113 N.Y.S. 1069 | N.Y. App. Term. | 1909
These are appeals from two judgments against the defendant, a New Jersey corporation. At the close of the testimony the learned trial judge directed a verdict in favor of the plaintiff for the full amount in both cases, and ordered judgment thereon. The actions were tried together, and each appeal presents the same questions for review by this court.
The claims are for merchandise sold and delivered to the defendant in February and March, 1906, and the actions were commenced in July and September, 1908. The defense is payment. It is undisputed that plaintiff had numerous dealings with the defendant prior to the transactions in question, and that it was customary for the defendant to send to the plaintiff by mail checks in payment of bills, together with statements of the goods received. It appears that this practice was followed in reference to the merchandise in question, and the defendant’s checks and statements were duly mailed to the plaintiff at his place of business, and there received, during the absence of the plaintiff, by one Harold Goldman, who was in plaintiff’s employ. The
“That Goldman opened the mail received by the plaintiff, and forged the indorsement of the plaintiff on the check, and indorsed his own name on the same, and deposited the check in his own bank, and misappropriated the proceeds thereof.”
The facts thus assumed are fully established by the proof. It therefore appears that, although the checks reached through the mail in the usual way the plaintiff’s' place of business, he never received the money thereon. No other payment than such as was attempted by these checks is claimed by the defendant. Upon the trial the plaintiff testified to the delivery of the goods, demand for payment, and that the money had never been received, and rested his case. The action being for the recovery of the original debt, the burden was upon the defendant to show that the checks were duly indorsed by the plaintiff, or his authorized agent, and the proceeds paid to him. All the defendant was able to do in this regard was to produce the checks purporting to be indorsed by the plaintiff. , The positive proof was that Goldman had indorsed the plaintiff’s name thereon and misappropriated them, without the knowledge of the plaintiff. Had the defendant produced any proof tending to show that Goldman was the authorized agent of the plaintiff to indorse the checks, notwithstanding the testimony of the plaintiff that he had never received the checks nor the proceeds thereof, an issue of fact might have been presented for submission to the jury.

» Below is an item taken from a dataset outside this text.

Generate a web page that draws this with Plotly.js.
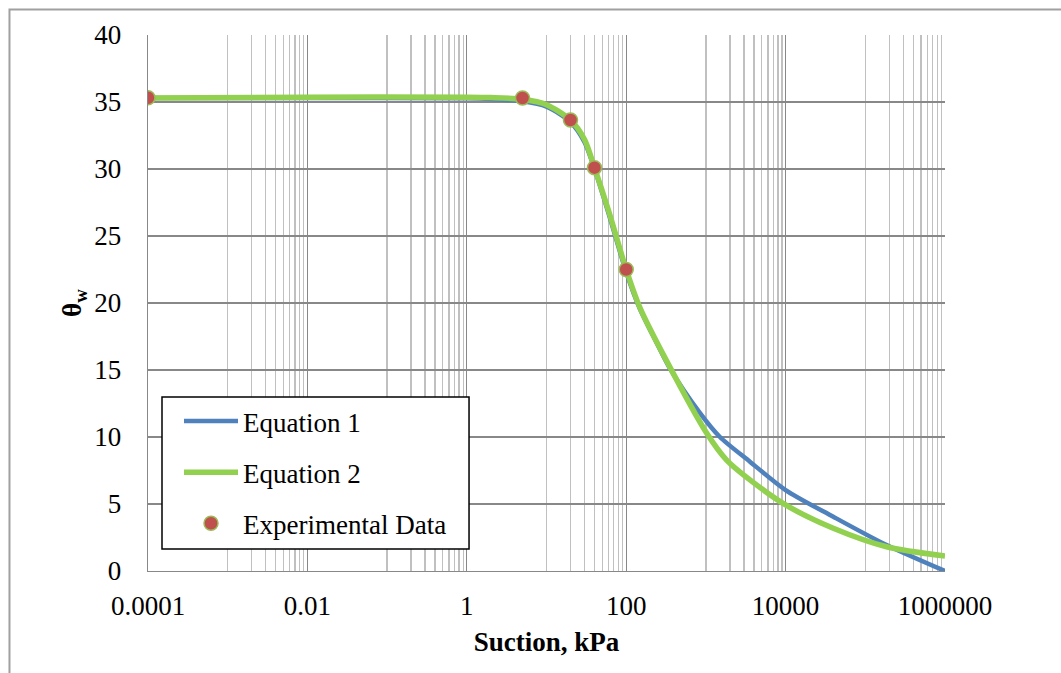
<!DOCTYPE html>
<html>
<head>
<meta charset="utf-8">
<script src="https://cdn.plot.ly/plotly-3.0.1.min.js"></script>
<style>html,body{margin:0;padding:0;background:#fff;}#chart{width:1061px;height:673px;}</style>
</head>
<body>
<div id="chart"></div>
<script>
// Equation 1 (blue)
const suctionEq1 = [0.0001, 0.01, 1, 2, 5, 10, 20, 30, 40, 60, 100, 150, 220, 355, 840, 1500, 3570, 10000, 39650, 185000, 1000000];
const thetaEq1   = [35.3, 35.3, 35.28, 35.22, 35.05, 34.65, 33.5, 32.0, 30.0, 26.7, 22.3, 19.5, 17.5, 15.1, 11.8, 10.0, 8.16, 6.04, 4.05, 1.94, 0.0];
// Equation 2 (green)
const suctionEq2 = [0.0001, 0.01, 1, 2, 5, 10, 20, 30, 40, 60, 100, 150, 320, 1020, 1820, 3570, 10000, 39650, 185000, 1000000];
const thetaEq2   = [35.3, 35.36, 35.36, 35.33, 35.2, 34.8, 33.65, 32.2, 30.1, 26.9, 22.5, 19.6, 15.7, 10.3, 8.28, 6.8, 4.93, 3.19, 1.81, 1.12];
// Experimental data
const suctionExp = [0.0001, 5, 20, 40, 100];
const thetaExp   = [35.32, 35.3, 33.66, 30.1, 22.5];
// Axis ticks
const xTickVals  = [0.0001, 0.01, 1, 100, 10000, 1000000];
const xTickText  = ['0.0001', '0.01', '1', '100', '10000', '1000000'];
const seriesNames = ['Equation 1', 'Equation 2', 'Experimental Data'];

// minor gridlines: base-100 log scale, minor unit = 10x major
const minorVals = [];
for (let i = 0; i < xTickVals.length - 1; i++) {
  for (let k = 1; k <= 9; k++) minorVals.push(xTickVals[i] * 10 * k);
}

const font = 'Liberation Serif, Times New Roman, serif';

const traces = [
  {x: suctionEq1, y: thetaEq1, name: seriesNames[0], mode: 'lines', type: 'scatter',
   line: {color: '#4F81BD', width: 4.5, shape: 'spline', smoothing: 0.8}, legendgroup: 'a'},
  {x: suctionEq2, y: thetaEq2, name: seriesNames[1], mode: 'lines', type: 'scatter',
   line: {color: '#92D050', width: 5.5, shape: 'spline', smoothing: 0.8}, legendgroup: 'b'},
  {x: suctionExp, y: thetaExp, name: seriesNames[2], mode: 'markers', type: 'scatter',
   marker: {color: '#C0504D', size: 14, line: {color: '#9BBB59', width: 1.5}}, legendgroup: 'c'}
];

const layout = {
  width: 1061, height: 673,
  margin: {l: 148, r: 116, t: 35, b: 102},
  paper_bgcolor: '#fff', plot_bgcolor: '#fff',
  font: {family: font, size: 27, color: '#000'},
  showlegend: true,
  legend: {
    x: 0.0389, y: 0.3246, xanchor: 'left', yanchor: 'top',
    bgcolor: 'rgba(0,0,0,0)', borderwidth: 0,
    font: {family: font, size: 27, color: '#000'},
    traceorder: 'grouped', tracegroupgap: 13, itemwidth: 54
  },
  xaxis: {
    type: 'log', range: [-4, 6],
    tickmode: 'array', tickvals: xTickVals, ticktext: xTickText,
    showgrid: true, gridcolor: '#888888', gridwidth: 1.3,
    minor: {tickmode: 'array', tickvals: minorVals, showgrid: true, gridcolor: '#c0c0c0', gridwidth: 1.3, ticks: ''},
    showline: true, linecolor: '#888888', linewidth: 1.3,
    ticks: '', ticklabelstandoff: 10,
    zeroline: false,
    tickfont: {family: font, size: 27, color: '#000'},
    title: {text: '<b>Suction, kPa</b>', font: {family: font, size: 27, color: '#000'}, standoff: 12}
  },
  yaxis: {
    range: [0, 40], dtick: 5, tick0: 0,
    showgrid: true, gridcolor: '#888888', gridwidth: 1.3,
    showline: true, linecolor: '#888888', linewidth: 1.3,
    ticks: '', ticklabelstandoff: 20,
    zeroline: false, automargin: true,
    tickfont: {family: font, size: 27, color: '#000'},
    title: {text: '<b>θ<sub>w</sub></b>', font: {family: font, size: 27, color: '#000'}, standoff: 4}
  },
  shapes: [
    {type: 'rect', xref: 'paper', yref: 'paper', x0: -0.1738, y0: 1.0476, x1: 1.3, y1: -0.3,
     line: {color: '#a0a0a0', width: 2}, fillcolor: 'rgba(0,0,0,0)', layer: 'below'},
    {type: 'rect', xref: 'paper', yref: 'paper', x0: 0.01757, y0: 0.3246, x1: 0.4028, y1: 0.041,
     line: {color: '#000', width: 1.5}, fillcolor: '#fff', layer: 'above'}
  ]
};

Plotly.newPlot('chart', traces, layout, {displayModeBar: false, staticPlot: true});
</script>
</body>
</html>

The proof is that Goldman’s duties consisted in taking charge of the books and making entries therein, opening mail and laying it upon plaintiff’s desk, and occasionally collecting checks, when specifically authorized to do so by plaintiff. He did not have charge of plaintiff’s business. At times plaintiff authorized him to deposit checks in the bank where plaintiff had his account, authorizing him to use for that purpose the hand stamp which read as follows: “Pay to Irving National Bank. Charles E. Dowdall.” It appears that the plaintiff had no other hand stamp, and that he deposited nowhere but in the Irving National Bank. Goldman deposited the checks with “M. & L. Jarmulowslcy,” and they were collected through the Mechanics’ & Traders’ Bank, and honored by the Lincoln Trust Company, upon which they were drawn. It seems to be conceded, by counsel for both parties, that Goldman was indicted for forgery of one of the checks in October, 1905, and that he was released on bail and fled the jurisdiction. The defendant failed to produce sufficient evidence to support a conclusion that Goldman was the authorized agent of the plaintiff to indorse the checks. There was no question for the jury. Bernheimer v. Herrman, 44 Hun, 110; Robinson v. Chemical National Bank, 86 N. Y. 404; Thomson v. Bank of British North America, 82 N. Y. 1.
Judgment affirmed, with costs to the respondent. All concur.